高エネルギー加速器研究機構(KEK),基礎科学研究院(IBS),韓国科学技術院(KAIST),理化学研究所(理研),高輝度光科学研究センター(JASRI)は,X線自由電子レーザー(XFEL)施設「SACLA」を用いて,ピコ秒以下の間に進行する化学結合形成に伴った分子の生成過程を直接観測することに成功した(ニュースリリース)。
原子同士が結合して新しい分子が生まれる瞬間を実際に見るために,研究グループは水に溶けた金イオンに光を当てると強い結合が生まれる過程に注目した。特定の金錯体では分子同士が集合した状態が生じている。この集合体に光をあてると分子同士が結合し,複雑な構造変化を経て新しい分子が生成されることが予想されていた。
研究では,原子サイズの波長をもつX線を用いるX線溶液散乱により,光によって結合が形成される金イオン間の構造を原子レベルで精密に調べた。さらに,SACLAが供給する波長83ピコメートル,発光時間10フェムト秒程度のX線ストロボ光源を利用して高速な反応中の一瞬の状態を観測した。
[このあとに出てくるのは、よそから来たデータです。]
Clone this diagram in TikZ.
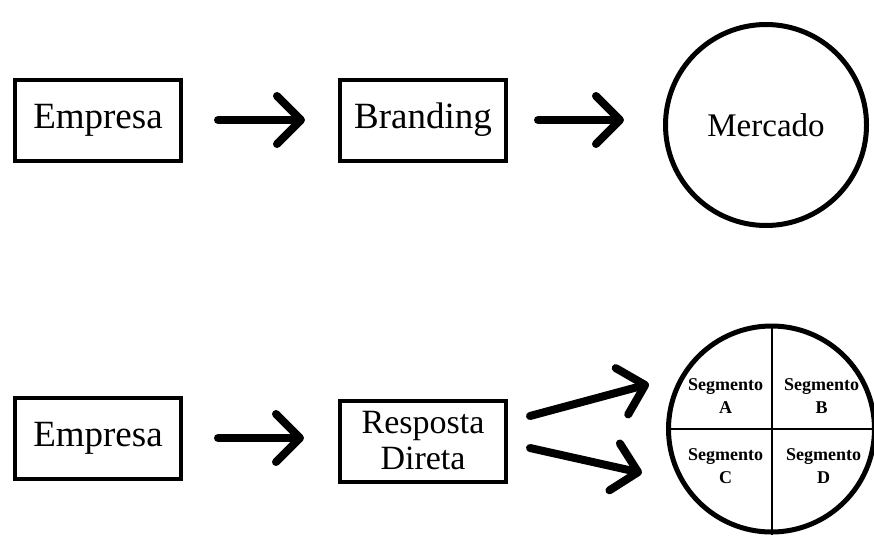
\documentclass[tikz,border=0pt]{standalone}
\usepackage{fontspec}
\setmainfont{Liberation Serif}
\usepackage{tikz}
\usetikzlibrary{positioning,arrows.meta}

\begin{document}
\begin{tikzpicture}[x=1pt, y=-1pt,
  box/.style={rectangle, draw=black, line width=4pt, minimum width=166pt,
              minimum height=81pt, text centered, align=center, font=\fontsize{37}{38}\selectfont},
  bigcirc/.style={circle, draw=black, line width=5pt, minimum size=201pt,
              font=\fontsize{33}{34}\selectfont},
  flow/.style={line width=8pt, line cap=round,
              -{Straight Barb[length=24pt, width=48pt, round]}},
  seglabel/.style={font=\bfseries\fontsize{18}{23}\selectfont, align=center, inner sep=0pt}
]
\useasboundingbox (0,0) rectangle (874,538);

% first row
\node[box] (emp1) at (98,120) {Empresa};
\node[box, right=155pt of emp1] (brand) {Branding};
\node[bigcirc, right=155pt of brand, yshift=-5pt] (merc) {Mercado};

\draw[flow, shorten <=35pt, shorten >=33pt] (emp1.east) -- (brand.west);
\draw[flow, shorten <=30pt, shorten >=39pt] (brand.east) -- (merc.west |- brand.east);

% second row
\node[box, below=233pt of emp1] (emp2) {Empresa};
\node[box, right=155pt of emp2, yshift=-3pt, font=\fontsize{34}{36}\selectfont] (resp) {Resposta\\Direta};
\node[bigcirc, minimum size=206pt, right=158pt of resp, yshift=12pt] (seg) {};

\draw[flow, shorten <=35pt, shorten >=34pt] (emp2.east) -- (resp.west |- emp2.east);
\draw[flow] ([shift={(22,-25)}]resp.east) -- ([shift={(141,-57)}]resp.east);
\draw[flow] ([shift={(22,7)}]resp.east) -- ([shift={(134,32)}]resp.east);

% segments
\draw[line width=2pt] (seg.north) -- (seg.south);
\draw[line width=2pt] (seg.west) -- (seg.east);
\node[seglabel] (segA) at ([shift={(-46,-33)}]seg.center) {Segmento\\A};
\node[seglabel] (segB) at ([shift={(50,-33)}]seg.center) {Segmento\\B};
\node[seglabel] (segC) at ([shift={(-46,37)}]seg.center) {Segmento\\C};
\node[seglabel] (segD) at ([shift={(52,37)}]seg.center) {Segmento\\D};
\end{tikzpicture}
\end{document}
その結果,光をあてる前は不安定に揺れていた金錯体の集合体は,光をあてた瞬間に金イオン間の距離が急激に縮まって強固な直線構造を取り,この構造変化から金―金イオン間に化学結合が形成され新しい分子が誕生したことが分かった。この後,この分子は金錯体をもう一つ取り込み,さらに新しい分子へと変化した。
この分子からの発光の色は金錯体を取り込む前と比べて大きく変化するため,発光材料や分子センサーといった光機能材料としての利用も期待されるが,この機能性の出現は金イオンの数が増えた分子構造の変化に起因することも理解できた。
研究は,光を当てた直後のピコ秒以内で起こる化学結合の形成過程についてはSACLAで測定を行ない,光機能性を持つピコ~ナノ秒スケールの過程については放射光施設(KEK PF-AR)のストロボX線を用いて測定を行なった。
今回,新しい分子が生まれる瞬間をX線で捉えることに初めて成功した。今回開発された分子動画撮影法は光エネルギー変換過程を構造的な面から原子レベルで詳細に追跡することが可能なため,人工光合成の技術開発において基盤的観測技術となるとしている。